Copy number variation (CNV) is another source of genetic variation implicated in disease. The detection of copy number changes is often performed using low-resolution methods, such as array-comparative genomic hybridization and single nucleotide polymorphism (SNP) microarrays. Conrad
et al. (
42) have used targeted sequencing to capture breakpoint regions and identify the actual breaks with a high resolution. They were able to identify breakpoints for a number of known CNVs and were then able to classify the breaks into likely repair mechanisms used. The authors point out that this method is useful for CNVs in simpler regions, as repeat elements and complex genomic regions present challenges both for capture and post-sequence alignment.

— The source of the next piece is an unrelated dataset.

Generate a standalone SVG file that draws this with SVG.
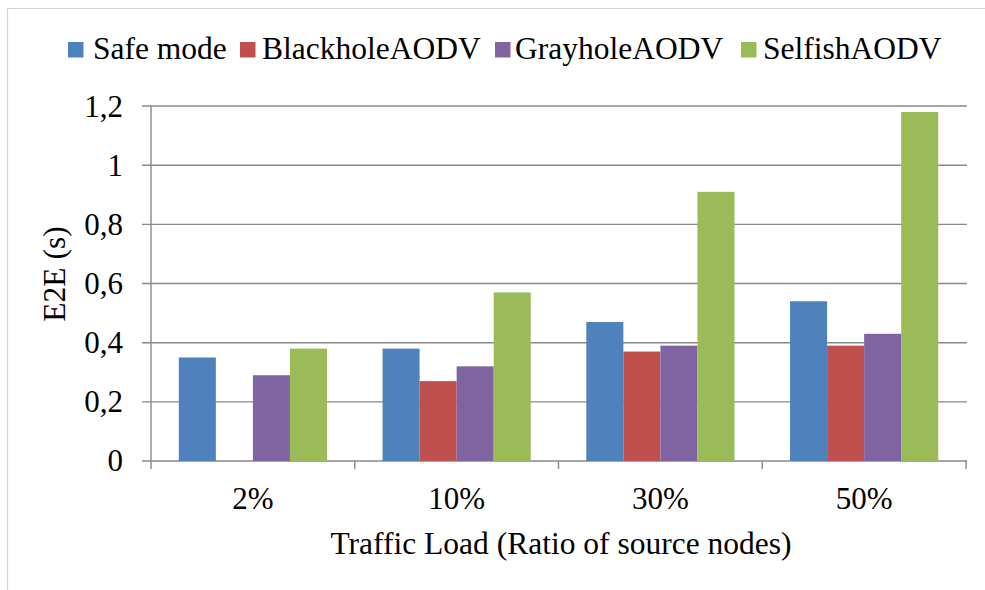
<svg xmlns="http://www.w3.org/2000/svg" width="985" height="590" viewBox="0 0 985 590">
<style>
text{font-family:"Liberation Serif","Times New Roman",serif;fill:#000}
.t{font-size:31px}
.lg{font-size:31.5px}
.ya{text-anchor:end}
.xa{text-anchor:middle}
.grid{stroke:#898989;stroke-width:1.4;fill:none}
.s0{fill:#4F81BD}.s1{fill:#C0504D}.s2{fill:#8064A2}.s3{fill:#9BBB59}
</style>
<rect width="985" height="590" fill="#fff"/>
<g id="frame"><path d="M7.5 590V8.5H985" stroke="#d4d4d4" stroke-width="1.2" fill="none"/></g>
<g id="grid" class="grid">
<path d="M142 461H967M142 401.84H967M142 342.68H967M142 283.52H967M142 224.36H967M142 165.2H967M142 106.04H967"/>
<path d="M151 106V469M354.75 461V469M558.5 461V469M762.25 461V469M966 461V469"/>
</g>
<g id="yticks" class="t ya">
<text x="123" y="471" class="t ya">0</text>
<text x="123" y="412" class="t ya">0,2</text>
<text x="123" y="353" class="t ya">0,4</text>
<text x="123" y="293.5" class="t ya">0,6</text>
<text x="123" y="234.5" class="t ya">0,8</text>
<text x="123" y="175.5" class="t ya">1</text>
<text x="123" y="116.5" class="t ya">1,2</text>
</g>
<g id="bars">
<rect class="s0" x="178.8" y="357.47" width="37.05" height="103.53"/>
<rect class="s2" x="252.9" y="375.22" width="37.05" height="85.78"/>
<rect class="s3" x="289.95" y="348.6" width="37.05" height="112.4"/>
<rect class="s0" x="382.55" y="348.6" width="37.05" height="112.4"/>
<rect class="s1" x="419.6" y="381.13" width="37.05" height="79.87"/>
<rect class="s2" x="456.65" y="366.34" width="37.05" height="94.66"/>
<rect class="s3" x="493.7" y="292.4" width="37.05" height="168.6"/>
<rect class="s0" x="586.3" y="321.97" width="37.05" height="139.03"/>
<rect class="s1" x="623.35" y="351.55" width="37.05" height="109.45"/>
<rect class="s2" x="660.4" y="345.64" width="37.05" height="115.36"/>
<rect class="s3" x="697.45" y="191.82" width="37.05" height="269.18"/>
<rect class="s0" x="790.05" y="301.27" width="37.05" height="159.73"/>
<rect class="s1" x="827.1" y="345.64" width="37.05" height="115.36"/>
<rect class="s2" x="864.15" y="333.81" width="37.05" height="127.19"/>
<rect class="s3" x="901.2" y="111.96" width="37.05" height="349.04"/>
</g>
<g id="xticks">
<text x="253" y="509" class="t xa">2%</text>
<text x="456.6" y="509" class="t xa">10%</text>
<text x="660.4" y="509" class="t xa">30%</text>
<text x="864.1" y="509" class="t xa">50%</text>
</g>
<g id="xtitle"><text x="561" y="554" class="t xa" style="font-size:31.5px">Traffic Load (Ratio of source nodes)</text></g>
<g id="ytitle"><text transform="translate(65 274) rotate(-90)" class="t xa" style="font-size:31.5px">E2E (s)</text></g>
<g id="legend">
<rect class="s0" x="68" y="42" width="15.5" height="15.5"/>
<text x="93" y="59" class="lg">Safe mode</text>
<rect class="s1" x="240" y="42" width="15.5" height="15.5"/>
<text x="262" y="59" class="lg">BlackholeAODV</text>
<rect class="s2" x="495" y="42" width="15.5" height="15.5"/>
<text x="515" y="59" class="lg">GrayholeAODV</text>
<rect class="s3" x="741" y="42" width="15.5" height="15.5"/>
<text x="763" y="59" class="lg">SelfishAODV</text>
</g>
</svg>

Capture is not only limited to genomic DNA. Several studies have used targeted sequencing to investigate RNA as well. One group used padlock probes to target regions containing known RNA-editing sites (
43). They were able to identify sites in 10 of 13 known edited genes, by comparing captures of genomic DNA and cDNA from various tissues. The authors chose 18 editing sites at random and confirmed 15 with capillary sequencing. This research showed that padlock capture techniques work with cDNA and can be used to identify sites of RNA editing. Hybridization capture was also shown to capture cDNA (
44,
45). In (
44), the authors capture both cDNA and genomic DNA with an array-based method. They then determine allele-specific expression using both data sets. In (
45), the authors use solution hybridization to focus on enriching cDNA from a set of genes of interest. They were able to effectively enrich these genes, suggesting that genes of low abundance could be detected without huge increases in total sequencing. Interestingly, they were also able to identify gene fusions, including fusions in which one gene was not targeted. Applying targeted sequencing to cDNA is another way to focus on specific questions, even without whole-genome sequence.